- Directed by: Edward H. Griffith
- Written by: Daniel Carson Goodman
- Produced by: Daniel Carson Goodman
- Starring: Alma Rubens
- Distributed by: Equity Pictures
- Release date: February 10, 1924;
- Running time: 7 reels; (6,500 ft.)
- Country: United States
- Language: Silent (English intertitles)

= Week End Husbands =

1924 film by Edward H. Griffith

Week End Husbands is a 1924 American silent drama film directed by Edward H. Griffith produced by Daniel Carson Goodman and released by the Equity Pictures Company. The film stars Alma Rubens and was made in New York.

==Plot==
As described in a review in a film magazine, in order to provide luxuries for his wife Barbara (Rubens), William Randall (Herbert) becomes a bootlegger.
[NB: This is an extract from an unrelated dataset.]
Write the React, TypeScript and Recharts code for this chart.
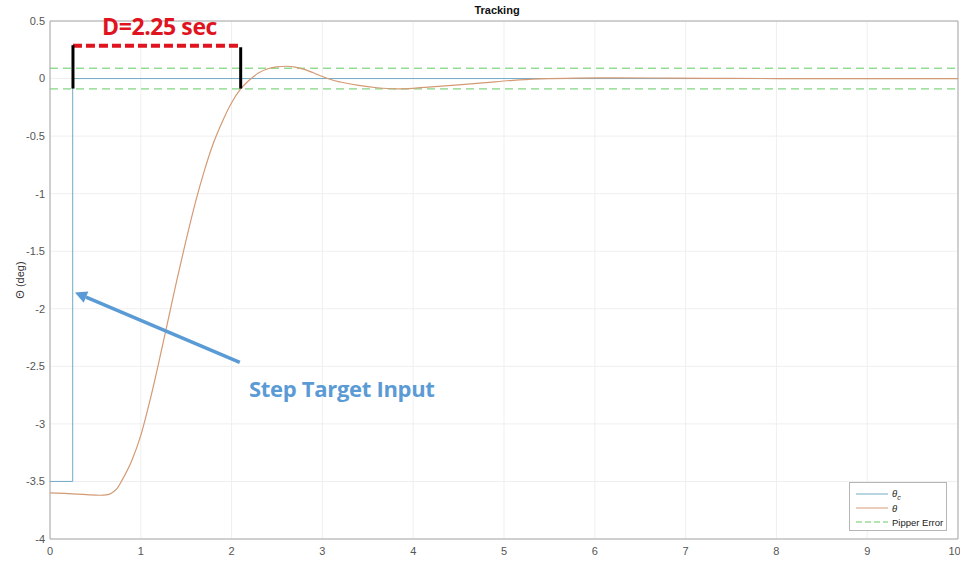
import React from 'react';
import {
  LineChart,
  Line,
  XAxis,
  YAxis,
  CartesianGrid,
  ReferenceArea,
  ReferenceLine,
  Legend
} from 'recharts';

const TIME = [0, 0.2, 0.4, 0.55, 0.62, 0.68, 0.74, 0.8, 0.9, 1.0, 1.1, 1.2, 1.3, 1.4, 1.5, 1.6, 1.7, 1.8, 1.9, 2.0, 2.1, 2.2, 2.3, 2.4, 2.5, 2.6, 2.7, 2.8, 2.9, 3.0, 3.1, 3.2, 3.4, 3.6, 3.8, 4.0, 4.2, 4.5, 4.8, 5.1, 5.4, 5.8, 6.2, 6.8, 7.5, 8.5, 10];
const THETA = [-3.6, -3.605, -3.615, -3.62, -3.617, -3.6, -3.56, -3.48, -3.32, -3.1, -2.8, -2.46, -2.1, -1.74, -1.4, -1.08, -0.8, -0.56, -0.37, -0.21, -0.09, -0.01, 0.05, 0.085, 0.102, 0.107, 0.1, 0.08, 0.05, 0.018, -0.01, -0.03, -0.06, -0.08, -0.09, -0.085, -0.072, -0.055, -0.035, -0.015, -0.003, 0.004, 0.006, 0.004, 0.001, 0, 0];

// commanded step (theta_c)
const CMD_TIME = [0, 0.25, 0.25, 10];
const CMD_VALUES = [-3.5, -3.5, 0, 0];

const PIPPER_LIMIT = 0.09;

const X_TICKS = [0, 1, 2, 3, 4, 5, 6, 7, 8, 9, 10];
const Y_TICKS = [-4, -3.5, -3, -2.5, -2, -1.5, -1, -0.5, 0, 0.5];

const thetaData = TIME.map((t, i) => ({ t, v: THETA[i] }));
const cmdData = CMD_TIME.map((t, i) => ({ t, v: CMD_VALUES[i] }));
const upperData = [{ t: 0, v: PIPPER_LIMIT }, { t: 10, v: PIPPER_LIMIT }];
const lowerData = [{ t: 0, v: -PIPPER_LIMIT }, { t: 10, v: -PIPPER_LIMIT }];

const CMD_COLOR = '#72abc6';
const THETA_COLOR = '#d49a74';
const PIPPER_COLOR = '#62cc62';

const tickStyle = { fontFamily: 'Liberation Sans, Arial, sans-serif', fontSize: 11, fill: '#555' };

const ArrowShape = (props: any) => {
  const { x1, y1, x2, y2 } = props;
  const ang = Math.atan2(y2 - y1, x2 - x1);
  const head = 12;
  const half = 6;
  const bx = x2 - head * Math.cos(ang);
  const by = y2 - head * Math.sin(ang);
  const px = -Math.sin(ang) * half;
  const py = Math.cos(ang) * half;
  return (
    <g>
      <line x1={x1} y1={y1} x2={bx} y2={by} stroke="#5b9bd5" strokeWidth={3.5} />
      <polygon points={`${x2},${y2} ${bx + px},${by + py} ${bx - px},${by - py}`} fill="#5b9bd5" />
    </g>
  );
};

const LegendBox = () => (
  <div
    style={{
      border: '1px solid #b5b5b5',
      background: '#fff',
      width: 96,
      height: 47,
      fontFamily: 'Liberation Sans, Arial, sans-serif',
      fontSize: 9.5,
      color: '#222',
      position: 'relative'
    }}
  >
    {[
      { y: 11, color: CMD_COLOR, dash: undefined, label: <span style={{ fontStyle: 'italic' }}>θ<sub style={{ fontSize: 7 }}>c</sub></span> },
      { y: 25, color: THETA_COLOR, dash: undefined, label: <span style={{ fontStyle: 'italic' }}>θ</span> },
      { y: 39, color: PIPPER_COLOR, dash: '6 3', label: <span>Pipper Error</span> }
    ].map((row, i) => (
      <div key={i} style={{ position: 'absolute', left: 6, top: row.y - 7, height: 14, display: 'flex', alignItems: 'center' }}>
        <svg width={32} height={4} style={{ marginRight: 4 }}>
          <line x1={0} y1={2} x2={32} y2={2} stroke={row.color} strokeWidth={1} strokeDasharray={row.dash} />
        </svg>
        {row.label}
      </div>
    ))}
  </div>
);

export default function App() {
  return (
    <div style={{ position: 'absolute', left: 0, top: 0, width: 960, height: 562, background: '#fff' }}>
      <LineChart width={960} height={562} margin={{ top: 21, right: 2, bottom: 3, left: 0 }}>
        <CartesianGrid stroke="#efefef" />
        <XAxis
          dataKey="t"
          type="number"
          domain={[0, 10]}
          ticks={X_TICKS}
          allowDataOverflow
          axisLine={false}
          tickLine={false}
          height={20}
          tick={tickStyle}
        />
        <YAxis
          type="number"
          domain={[-4, 0.5]}
          ticks={Y_TICKS}
          allowDataOverflow
          axisLine={false}
          tickLine={false}
          width={50}
          tickSize={3}
          tickMargin={2}
          tick={tickStyle}
          label={{
            value: 'Θ (deg)',
            angle: -90,
            position: 'insideLeft',
            offset: 20,
            style: { fontFamily: 'Liberation Sans, Arial, sans-serif', fontSize: 11, fill: '#333', textAnchor: 'middle' }
          }}
        />
        <ReferenceArea x1={0} x2={10} y1={-4} y2={0.5} fill="none" stroke="#a8a8a8" strokeWidth={1} />
        <Line data={upperData} dataKey="v" stroke={PIPPER_COLOR} strokeDasharray="8 5" strokeWidth={1} dot={false} isAnimationActive={false} legendType="none" />
        <Line data={lowerData} dataKey="v" stroke={PIPPER_COLOR} strokeDasharray="8 5" strokeWidth={1} dot={false} isAnimationActive={false} legendType="none" />
        <Line data={cmdData} dataKey="v" type="linear" stroke={CMD_COLOR} strokeWidth={1} dot={false} isAnimationActive={false} />
        <Line data={thetaData} dataKey="v" type="monotone" stroke={THETA_COLOR} strokeWidth={1.2} dot={false} isAnimationActive={false} />
        {/* duration bracket */}
        <ReferenceLine segment={[{ x: 0.253, y: 0.286 }, { x: 2.08, y: 0.286 }]} stroke="#e0141e" strokeWidth={4} strokeDasharray="9 4" ifOverflow="visible" />
        <ReferenceLine segment={[{ x: 0.253, y: 0.29 }, { x: 0.253, y: -0.087 }]} stroke="#000" strokeWidth={3} ifOverflow="visible" />
        <ReferenceLine segment={[{ x: 2.1, y: 0.272 }, { x: 2.1, y: -0.087 }]} stroke="#000" strokeWidth={3} ifOverflow="visible" />
        <ReferenceLine segment={[{ x: 2.09, y: -2.465 }, { x: 0.275, y: -1.858 }]} shape={ArrowShape} ifOverflow="visible" />
        <Legend
          layout="vertical"
          align="center"
          verticalAlign="middle"
          content={() => <LegendBox />}
          wrapperStyle={{ position: 'absolute', left: 849, top: 482, width: 98, height: 49 }}
        />
      </LineChart>
      <div style={{ position: 'absolute', left: 0, width: 994, top: 4, textAlign: 'center', fontFamily: 'Liberation Sans, Arial, sans-serif', fontSize: 11, fontWeight: 'bold', color: '#111' }}>
        Tracking
      </div>
      <div style={{ position: 'absolute', left: 102, top: 10, fontFamily: 'Open Sans, sans-serif', fontSize: 23, fontWeight: 'bold', color: '#e0141e', letterSpacing: -0.4, lineHeight: '32px' }}>
        D=2.25 sec
      </div>
      <div style={{ position: 'absolute', left: 249, top: 372, fontFamily: 'Open Sans, sans-serif', fontSize: 22, fontWeight: 'bold', color: '#5b9bd5', letterSpacing: -0.3, lineHeight: '32px' }}>
        Step Target Input
      </div>
    </div>
  );
}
He is at liberty only over weekends. Barbara is influenced by a crowd of jazzy associates. She goes out canoeing with an admirer at a country resort during which she proves her love for her husband. While returning, the canoe is run down by a yacht. Barbara narrowly escapes from being drowned while the admirer swims away to safety. Randall hears of the incident from the gossipers at the country place, causing him to part with his wife. She goes to Paris. Randall’s bootlegging activities are discovered by Federal agents and, after being arrested, he is released after posting bail. In the meantime Barbara’s friends have deserted her. Even her mother refuses to provide any financial aid. She sends for her husband. He does not reply but starts out immediately for Paris. She, believing that William hates her, takes poison. He arrives by airplane just as the doctor abandons all hope of saving her. She recovers, however, and they return to America together on an ocean liner.

==Production notes==
There is some discrepancy in some sources regarding the identity of the actor who plays William Randall. Although this film is long lost, there are still photos that survive which reveal actor Holmes Herbert in the role of William Randall. Henry Hebert, who is sometimes and erroneously listed for this role, is an entirely different actor who is not in this film. Holmes Herbert and Henry Hebert are two different people. Both actors, however, died in 1956.

==Preservation==
With no prints of Week End Husbands located in any film archives, it is a lost film.